With the enactment of the New Companies Act, far fewer companies are required to carry out formal audits than in the past. Many long-standing practices that relied on audits for a substantial part of their income are concerned about how they can adapt their practices to meet the challenges of the future.
Recently, CQS Technology Holdings invited Mark Levy of Berley Chartered Accountants in the United Kingdom to speak on the topic at their South African seminar. According to Ross Hampton, Divisional Director of CaseWare at CQS, “Mark Levy has seen similar changes in the UK over the past 10 years and has been lecturing to help firms understand what the future holds and how they can respond to it.” Firms in the UK not only survived but thrived with fewer audits – and South African practices can expect the same. “But,” warns Levy, “firms need to prepare now so they are ready for the changes as they occur. That means taking a long, hard look at how they have been running their business and how they need to run it going forward.”
Firstly, firms must realise that auditing as an assured form of income is no longer guaranteed. Therefore, they must prepare themselves to re-examine their strategies, seek out alternate income if necessary or be left by the wayside. Auditors, regardless of their profession, are first and foremost business people.
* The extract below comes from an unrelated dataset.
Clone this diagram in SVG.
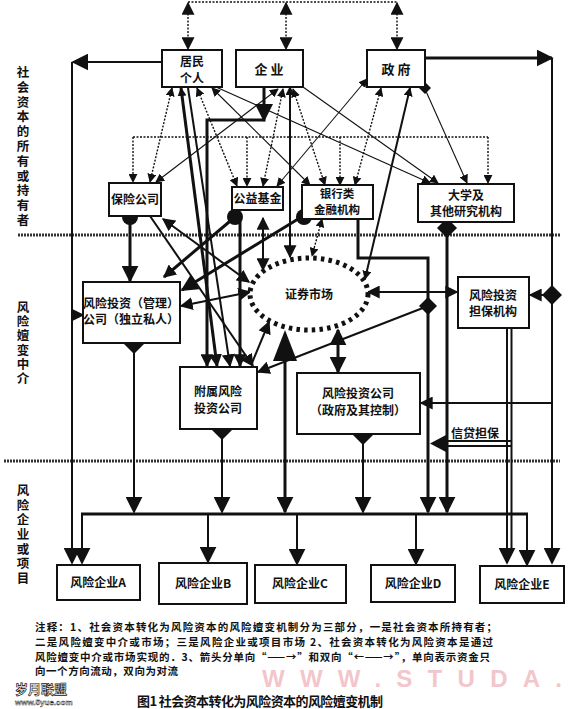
<svg xmlns="http://www.w3.org/2000/svg" width="570" height="709" viewBox="0 0 570 709">
<style>
text{font-family:"Noto Sans CJK SC","Noto Sans CJK TC",sans-serif;font-weight:bold;fill:#111}
.box{fill:#fff;stroke:#111;stroke-width:2}
.t{font-size:12px;text-anchor:middle}
.tb{font-size:13px;text-anchor:middle}
.lab{font-size:12.5px;writing-mode:vertical-rl}
.note{font-size:10.5px}
.thin{fill:none;stroke:#111;stroke-width:1.1}
.dot{fill:none;stroke:#111;stroke-width:1.4;stroke-dasharray:2,1.5}
.med{fill:none;stroke:#111;stroke-width:2}
.thk{fill:none;stroke:#111;stroke-width:3}
.sep{fill:none;stroke:#333;stroke-width:3;stroke-dasharray:2,1}
.sh{fill:#111}
</style>
<defs>
<marker id="s" viewBox="0 0 10 10" refX="9" refY="5" markerWidth="9" markerHeight="9" markerUnits="userSpaceOnUse" orient="auto-start-reverse"><path d="M0,0 L10,5 L0,10 z" fill="#111"/></marker>
<marker id="m" viewBox="0 0 10 10" refX="9" refY="5" markerWidth="13" markerHeight="13" markerUnits="userSpaceOnUse" orient="auto-start-reverse"><path d="M0,0 L10,5 L0,10 z" fill="#111"/></marker>
<marker id="l" viewBox="0 0 10 10" refX="9" refY="5" markerWidth="17" markerHeight="17" markerUnits="userSpaceOnUse" orient="auto-start-reverse"><path d="M0,0 L10,5 L0,10 z" fill="#111"/></marker>
</defs>

<!-- separators -->
<path class="sep" d="M18,235 H560"/>
<path class="sep" d="M4,461 H560"/>

<!-- side labels -->
<text class="lab" x="23" y="66" style="letter-spacing:2.3px">社会资本的所有或持有者</text>
<text class="lab" x="23" y="301" style="letter-spacing:1.7px">风险嬗变中介</text>
<text class="lab" x="23" y="484" style="letter-spacing:2.2px">风险企业或项目</text>

<g id="connectors">
<!-- top links -->
<path class="dot" d="M188,2 H397"/>
<path class="dot" d="M188,3 V49" marker-start="url(#m)" marker-end="url(#m)"/>
<path class="dot" d="M286,3 V49" marker-start="url(#m)" marker-end="url(#m)"/>
<path class="dot" d="M397,3 V49" marker-start="url(#m)" marker-end="url(#m)"/>
<!-- outer left / right -->
<path class="med" d="M162,62 H73" marker-end="url(#l)"/>
<path class="med" d="M72,62 V563" marker-end="url(#l)"/>
<path class="med" d="M72,315 H83" marker-end="url(#m)"/>
<path class="thk" d="M425,58 H552" marker-end="url(#l)"/>
<path class="med" d="M552,58 V563" marker-end="url(#l)"/>
<path class="med" d="M552,295 H530" marker-end="url(#m)"/>
<path class="med" d="M552,403 H421" marker-end="url(#m)"/>
<!-- dotted bracket -->
<path class="dot" d="M133,137 H488"/>
<path class="dot" d="M133,137 V182" marker-end="url(#s)"/>
<path class="dot" d="M247,137 V186" marker-end="url(#s)"/>
<path class="dot" d="M340,137 V185" marker-end="url(#s)"/>
<path class="dot" d="M488,137 V183" marker-end="url(#s)"/>
<!-- thin links among owners -->
<path class="dot" d="M172,88 L150,182" marker-start="url(#s)" marker-end="url(#s)"/>
<path class="dot" d="M197,88 L237,186" marker-start="url(#s)" marker-end="url(#s)"/>
<path class="thin" d="M212,88 L310,185" marker-start="url(#s)" marker-end="url(#s)"/>
<path class="thin" d="M216,87 L430,183" marker-end="url(#s)"/>
<path class="thin" d="M278,89 L156,182" marker-start="url(#s)" marker-end="url(#s)"/>
<path class="dot" d="M283,89 L263,186" marker-start="url(#s)" marker-end="url(#s)"/>
<path class="dot" d="M293,89 L325,185" marker-start="url(#s)" marker-end="url(#s)"/>
<path class="thin" d="M303,87 L438,183" marker-end="url(#s)"/>
<path class="thin" d="M367,79 L277,186" marker-start="url(#s)" marker-end="url(#s)"/>
<path class="dot" d="M381,88 L355,185" marker-start="url(#s)" marker-end="url(#s)"/>
<path class="med" d="M410,88 L365,279" marker-start="url(#s)" marker-end="url(#s)"/>
<path class="thin" d="M425,89 L467,183" marker-end="url(#s)"/>
<!-- thick flows to intermediaries -->
<path class="thk" d="M264,87 V120 H207 V366" marker-end="url(#m)"/>
<polygon class="sh" points="255,104 273,104 264,122"/>
<path class="med" d="M290,87 V257" marker-start="url(#s)" marker-end="url(#m)"/>
<path class="thk" d="M181,88 L217,366" marker-start="url(#s)" marker-end="url(#m)"/>
<path class="med" d="M188,88 L230,366" marker-end="url(#m)"/>
<path class="thk" d="M240,217 V366" marker-end="url(#m)"/>
<path class="thk" d="M235,217 L164,277" marker-end="url(#m)"/>
<path class="thk" d="M130,217 V281" marker-end="url(#l)"/>
<path class="med" d="M150,216 L253,366" marker-end="url(#m)"/>
<path class="med" d="M163,219 L249,282" marker-start="url(#m)" marker-end="url(#m)"/>
<path class="thk" d="M303,216 L182,290" marker-end="url(#l)"/>
<path class="dot" d="M322,219 L312,256" marker-start="url(#s)" marker-end="url(#s)"/>
<path class="med" d="M263,218 V270" marker-start="url(#m)" marker-end="url(#m)"/>
<path class="med" d="M181,306 L250,292" marker-start="url(#m)" marker-end="url(#m)"/>
<path class="med" d="M252,363 L269,322" marker-end="url(#m)"/>
<path class="med" d="M428,306 L258,372" marker-end="url(#m)"/>
<path class="thk" d="M285,350 V512" marker-end="url(#l)"/>
<polygon class="sh" points="285,330 273,361 297,361"/>
<path class="thk" d="M338,330 V372" marker-start="url(#l)" marker-end="url(#l)"/>
<path class="thk" d="M358,219 V258 H428 V512" marker-end="url(#l)"/>
<path class="thk" d="M447,228 V512" marker-end="url(#l)"/>
<path class="med" d="M368,292 H457" marker-start="url(#m)" marker-end="url(#m)"/>
<path class="med" d="M507,328 V563" marker-end="url(#l)"/>
<path class="med" d="M511.5,328 V548"/>
<path class="med" d="M511,441 H440"/>
<path class="med" d="M511,446 H440"/>
<polygon class="sh" points="430,443.5 446,435 446,452"/>
<!-- to bus -->
<path class="med" d="M134,343 V512" marker-end="url(#l)"/>
<path class="med" d="M222,429 V512" marker-end="url(#l)"/>
<path class="med" d="M363,434 V512" marker-end="url(#l)"/>
<path class="thk" d="M81,514 H528"/>
<path class="med" d="M82,514 V563" marker-end="url(#l)"/>
<path class="med" d="M208,514 V562" marker-end="url(#l)"/>
<path class="med" d="M297,514 V564" marker-end="url(#l)"/>
<path class="med" d="M416,514 V564" marker-end="url(#l)"/>
<path class="med" d="M527,514 V565" marker-end="url(#l)"/>
<!-- diamonds and dots -->
<circle class="sh" cx="130" cy="217" r="8"/>
<circle class="sh" cx="235" cy="217" r="8"/>
<circle class="sh" cx="304" cy="217" r="8"/>
<polygon class="sh" points="447,218 457,228 447,238 437,228"/>
<polygon class="sh" points="425,82 431,88 425,94 419,88"/>
<polygon class="sh" points="134,334 144,344 134,354 124,344"/>
<polygon class="sh" points="222,420 232,430 222,440 212,430"/>
<polygon class="sh" points="363,425 373,435 363,445 353,435"/>
<polygon class="sh" points="428,297 437,306 428,315 419,306"/>
<polygon class="sh" points="552,285 562,295 552,305 542,295"/>
</g>

<g id="n-jumin"><rect class="box" x="162" y="50" width="60" height="37"/><text class="t"><tspan x="192" y="66">居民</tspan><tspan x="192" y="82.5">个人</tspan></text></g>
<g id="n-qiye"><rect class="box" x="236" y="50" width="67" height="37"/><text class="tb" x="269" y="74">企 业</text></g>
<g id="n-zhengfu"><rect class="box" x="367" y="50" width="58" height="37"/><text class="tb" x="396" y="74">政 府</text></g>
<g id="n-baoxian"><rect class="box" x="109" y="183" width="52" height="33"/><text class="t" x="135" y="204">保险公司</text></g>
<g id="n-gongyi"><rect class="box" x="232" y="187" width="51" height="23"/><text class="t" x="257.5" y="203">公益基金</text></g>
<g id="n-yinhang"><rect class="box" x="302" y="185" width="71" height="34"/><text class="t" style="font-size:11.5px"><tspan x="337" y="198">银行类</tspan><tspan x="337" y="214">金融机构</tspan></text></g>
<g id="n-daxue"><rect class="box" x="418" y="184" width="96" height="38"/><text class="t"><tspan x="466" y="200">大学及</tspan><tspan x="466" y="216">其他研究机构</tspan></text></g>
<g id="n-vcpriv"><rect class="box" x="83" y="282" width="97" height="61"/><text class="t"><tspan x="131" y="308">风险投资（管理）</tspan><tspan x="131" y="324">公司（独立私人）</tspan></text></g>
<g id="n-market"><ellipse cx="309" cy="294" rx="59" ry="36" fill="#fff" stroke="#111" stroke-width="5" stroke-dasharray="3.5,4.2"/><text class="t" x="309" y="299">证券市场</text></g>
<g id="n-fushu"><rect class="box" x="180" y="367" width="77" height="62"/><text class="t"><tspan x="218" y="396">附属风险</tspan><tspan x="218" y="413">投资公司</tspan></text></g>
<g id="n-vcgov"><rect class="box" x="297" y="373" width="123" height="61"/><text class="t"><tspan x="358" y="398">风险投资公司</tspan><tspan x="358" y="415">（政府及其控制）</tspan></text></g>
<g id="n-danbao"><rect class="box" x="458" y="277" width="71" height="51"/><text class="t"><tspan x="493" y="300">风险投资</tspan><tspan x="493" y="316">担保机构</tspan></text></g>
<text class="t" x="475" y="438">信贷担保</text>
<g id="n-A"><rect class="box" x="57" y="565" width="83" height="35"/><text class="t" x="98" y="587">风险企业A</text></g>
<g id="n-B"><rect class="box" x="159" y="563" width="88" height="41"/><text class="t" x="203" y="588">风险企业B</text></g>
<g id="n-C"><rect class="box" x="255" y="565" width="91" height="38"/><text class="t" x="300" y="588">风险企业C</text></g>
<g id="n-D"><rect class="box" x="371" y="565" width="84" height="37"/><text class="t" x="413" y="588">风险企业D</text></g>
<g id="n-E"><rect class="box" x="480" y="566" width="84" height="37"/><text class="t" x="522" y="589">风险企业E</text></g>

<!-- watermark -->
<text x="262" y="687" font-size="24" style="fill:#f2c6cb;font-family:'Liberation Sans',sans-serif" textLength="300">WWW.STUDA.</text>

<!-- notes -->
<text class="note" x="35" y="631" textLength="462">注释：1、社会资本转化为风险资本的风险嬗变机制分为三部分，一是社会资本所持有者；</text>
<text class="note" x="35" y="646" textLength="458">二是风险嬗变中介或市场；三是风险企业或项目市场  2、社会资本转化为风险资本是通过</text>
<text class="note" x="35" y="661" textLength="455">风险嬗变中介或市场实现的．3、箭头分单向“——→”和双向“←——→”，单向表示资金只</text>
<text class="note" x="35" y="675" textLength="143">向一个方向流动，双向为对流</text>
<text x="15" y="694" font-size="13" style="fill:#fff;stroke:#111;stroke-width:0.7">岁月联盟</text>
<text x="15" y="705" font-size="8" style="fill:#fff;stroke:#111;stroke-width:0.4;font-family:'Liberation Sans',sans-serif">www.5yue.com</text>
<text x="137" y="706" font-size="13" textLength="246">图1 社会资本转化为风险资本的风险嬗变机制</text>
</svg>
As such, their obligation is to grow their company to maximise income while optimising their efficiency to protect profits, and thereby provide the best possible return on investment to their shareholders (even if they are the only ones).
Secondly, they should view this change as positive because it will allow them to rekindle an entrepreneurial spirit that prompts them to look for new ways to provide value to their customers. Partners will benefit as they sharpen their business skills, become more vigilant about profitability and cost control, and emerge as stronger business people from the experience. In order to be successful in the future practices need a mind-set change. They just have to get back to the basics of management and marketing. In so doing, they can identify where inefficient management practices need to be rectified and how reframing their services around benefits can help them to acquire new business. For example, clients who no longer audit may be persuaded to resume this function due to the higher personal liability directors face for inaccurate, misleading or false financial statements as prescribed in the new Companies Act.
Banks and business insurance providers could be approached and sold on the fact that only a thorough audit can provide assurance of the credit-worthiness or risk profile of corporate applicants. Further, clients could be convinced of the merits of an audit as a vital part of fraud detection and risk management. In other words, reframe the service around the benefits it provides (other than just to meet a legal obligation). Further, practices can cross-sell benefit-driven services like tax planning, consulting, litigation support, mergers and acquisitions, insolvency, business valuations, funding or arbitration. Clients place a higher value on exercises that provide the opportunity for business growth.
As Levy says, “It is important that firms must thoroughly understand their clients businesses which will allow them to identify needs and pain points, and this in turn will help create solutions to solve those problems and therefore really add value.” As they do so, firms should staff up accordingly, delegating where necessary to ensure that rudimentary tasks do not infringe on the billable time available to partners and professionals. They can also make use of outsourcing to offload work that can be done cheaply and effectively by specialist providers.
Levy also cites better use of technology to improve efficiencies, e.g. automating the practice using recognised, professionally developed software, embracing mobile technologies to keep in touch with your business from anywhere, or employing social media to more readily engage clients. Says Ross Hampton: “Mark’s advice supports the drive by CQS to ensure that practices become more efficient in a world of constant change. They can thrive by abandoning paper-based systems, automating their business processes, and becoming interconnected with the world around them. The change to the auditing requirements is just one instance that proves the validity and urgency of this vision. The accounting landscape is changing and the best response is preparation.”
Hampton adds, “We believe it is vital to ensure that our software evolves to meet our clients’ needs into the future, helping them to keep up with change. As a valued business partner we also want to provide ongoing practical advice to assist with coping with these changes.”